Mikesell and Kioko suggest that the retail sales tax may overreach in one dimension. The initial intent was to tax household purchases of finished products, making the retail sales tax a tax on consumption. This is not always the case in practice: on average, 40 percent of retail tax revenues come from intermediate goods that businesses purchase, the authors say. Thus, the taxes on these intermediate purchases are incorporated into the prices charged by businesses, so consumers doesn’t realize that are paying that tax. “While hidden taxes may be popular with legislatures,” the authors write, “they conflict with the idea that the population ought to have a clear idea of what they are paying for government.” Another unwelcome consequence is that tax adds a cost on capital investment and other purchases associated with economic expansion, potentially hindering economic growth. In this sense, the retail sales tax encompasses too broad a tax base. Exempting all business input purchases would be more efficient and less distortionary than the current policies, the authors say.

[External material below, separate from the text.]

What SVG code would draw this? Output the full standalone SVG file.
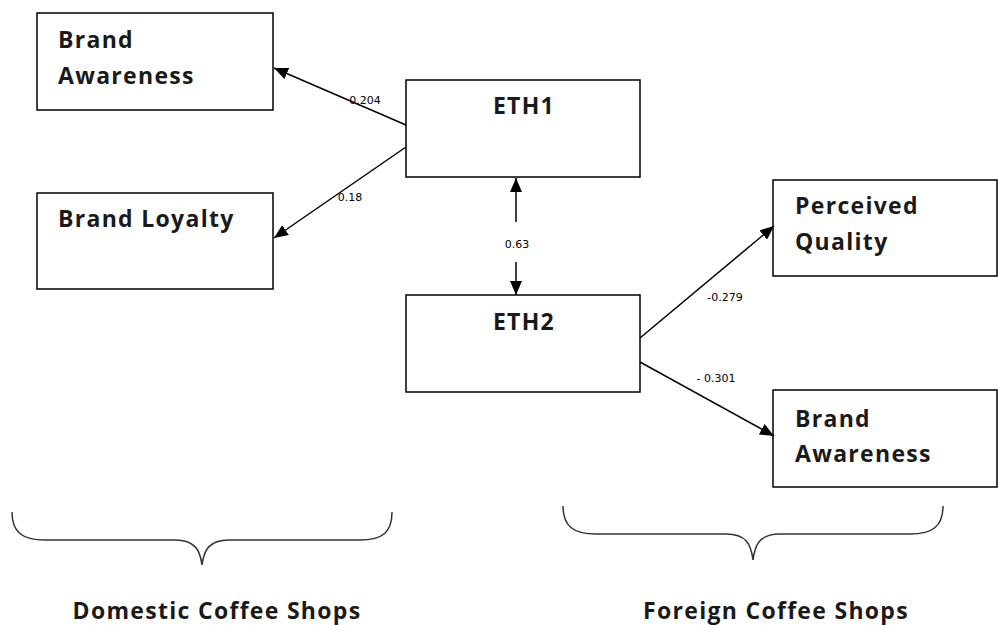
<svg xmlns="http://www.w3.org/2000/svg" width="998" height="625" viewBox="0 0 998 625">
<style>
.box{fill:#fff;stroke:#000;stroke-width:1.5}
.t{font-family:"Open Sans","Liberation Sans",sans-serif;font-weight:bold;font-size:23px;letter-spacing:1.3px;fill:#1a1a1a}
.lbl{font-family:"DejaVu Sans","Liberation Sans",sans-serif;font-size:11px;fill:#000}
.c{stroke:#000;stroke-width:1.5;fill:none}
.br{stroke:#333;stroke-width:1.5;fill:none}
.cap{font-family:"Open Sans","Liberation Sans",sans-serif;font-weight:bold;font-size:23px;letter-spacing:1.3px;fill:#1a1a1a}
</style>
<defs>
<marker id="ahb" viewBox="0 0 14 12" refX="14" refY="6" markerWidth="14" markerHeight="12" markerUnits="userSpaceOnUse" orient="auto"><path d="M0,0 L14,6 L0,12 z" fill="#000"/></marker>
</defs>
<rect width="998" height="625" fill="#fff"/>
<g id="n-ba1"><rect class="box" x="37" y="13" width="236" height="97"/><text class="t" x="58" y="48">Brand</text><text class="t" x="58" y="84">Awareness</text></g>
<g id="n-bl"><rect class="box" x="37" y="193" width="236" height="96"/><text class="t" x="58" y="227">Brand Loyalty</text></g>
<g id="n-eth1"><rect class="box" x="406" y="80" width="234" height="97"/><text class="t" x="524" y="114" text-anchor="middle">ETH1</text></g>
<g id="n-eth2"><rect class="box" x="406" y="295" width="234" height="97"/><text class="t" x="524" y="330" text-anchor="middle">ETH2</text></g>
<g id="n-pq"><rect class="box" x="773" y="180" width="224" height="96"/><text class="t" x="795" y="214">Perceived</text><text class="t" x="795" y="250">Quality</text></g>
<g id="n-ba2"><rect class="box" x="773" y="390" width="224" height="97"/><text class="t" x="795" y="427">Brand</text><text class="t" x="795" y="462">Awareness</text></g>
<g id="connectors">
<line class="c" x1="406" y1="125" x2="274" y2="68" marker-end="url(#ahb)"/>
<line class="c" x1="406" y1="147" x2="274" y2="238" marker-end="url(#ahb)"/>
<line class="c" x1="516" y1="222" x2="516" y2="178" marker-end="url(#ahb)"/>
<line class="c" x1="516" y1="262" x2="516" y2="295" marker-end="url(#ahb)"/>
<line class="c" x1="640" y1="338" x2="774" y2="226" marker-end="url(#ahb)"/>
<line class="c" x1="640" y1="362" x2="774" y2="436" marker-end="url(#ahb)"/>
<text class="lbl" x="365" y="104" text-anchor="middle">0.204</text>
<text class="lbl" x="350" y="201" text-anchor="middle">0.18</text>
<text class="lbl" x="517" y="248" text-anchor="middle">0.63</text>
<text class="lbl" x="725" y="301" text-anchor="middle">-0.279</text>
<text class="lbl" x="716" y="382" text-anchor="middle">- 0.301</text>
</g>
<g id="braces">
<path class="br" d="M12,512 C12,532 22,540 45,540 L175,540 C195,540 200,550 202,565 C204,550 209,540 229,540 L360,540 C383,540 392,532 392,512"/>
<path class="br" d="M563,506 C563,526 573,534 596,534 L726,534 C746,534 751,544 753,560 C755,544 760,534 780,534 L910,534 C933,534 943,526 943,506"/>
<text class="cap" x="217" y="619" text-anchor="middle">Domestic Coffee Shops</text>
<text class="cap" x="776" y="619" text-anchor="middle">Foreign Coffee Shops</text>
</g>
</svg>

In the face of a declining tax base, states have increased tax rates in order to maintain tax revenues, the authors find.

In the face of a declining tax base, states have increased tax rates in order to maintain tax revenues, the authors find. The average tax rate among states that levy a retail sales tax was 5.7 percent in 2015 compared to 3.5 percent in 1970. Existing literature suggests that tax rates above 10 percent are almost impossible to administer due to low compliance. The authors note that tax rates have been drifting upwards since the 1970s, with many states already above 7 percent, and warn that retail sales tax compliance may become a challenge in the future. The authors note that one change in the economy that creates difficulties for the retail sales tax is the rise of internet commerce. States have yet to devise an effective mechanism to enforce the sales tax on sales from remote vendors with no in-state physical presence. (In South Dakota v. Wayfair, decided June 2018, the Supreme Court ruled that states may charge sales tax on out-of-state purchases, even if the seller does not have a physical presence in the taxing state.) Another challenge is that the shared economy (where peer-to-peer transactions of goods or services are facilitated by online platforms like Airbnb and Uber) makes tax administration more complicated. Mikesell and Kioko note that that a considerable share of the challenge to state retail sales taxes is within the control of state lawmakers, and some states have had modest success at restructuring. “The sales tax future much depends on the design of strategies to enact identified solutions to structural, behavioral, and administrative threats. None are impossible,” they conclude.

“The sales tax future much depends on the design of strategies to enact identified solutions to structural, behavioral, and administrative threats. None are impossible.”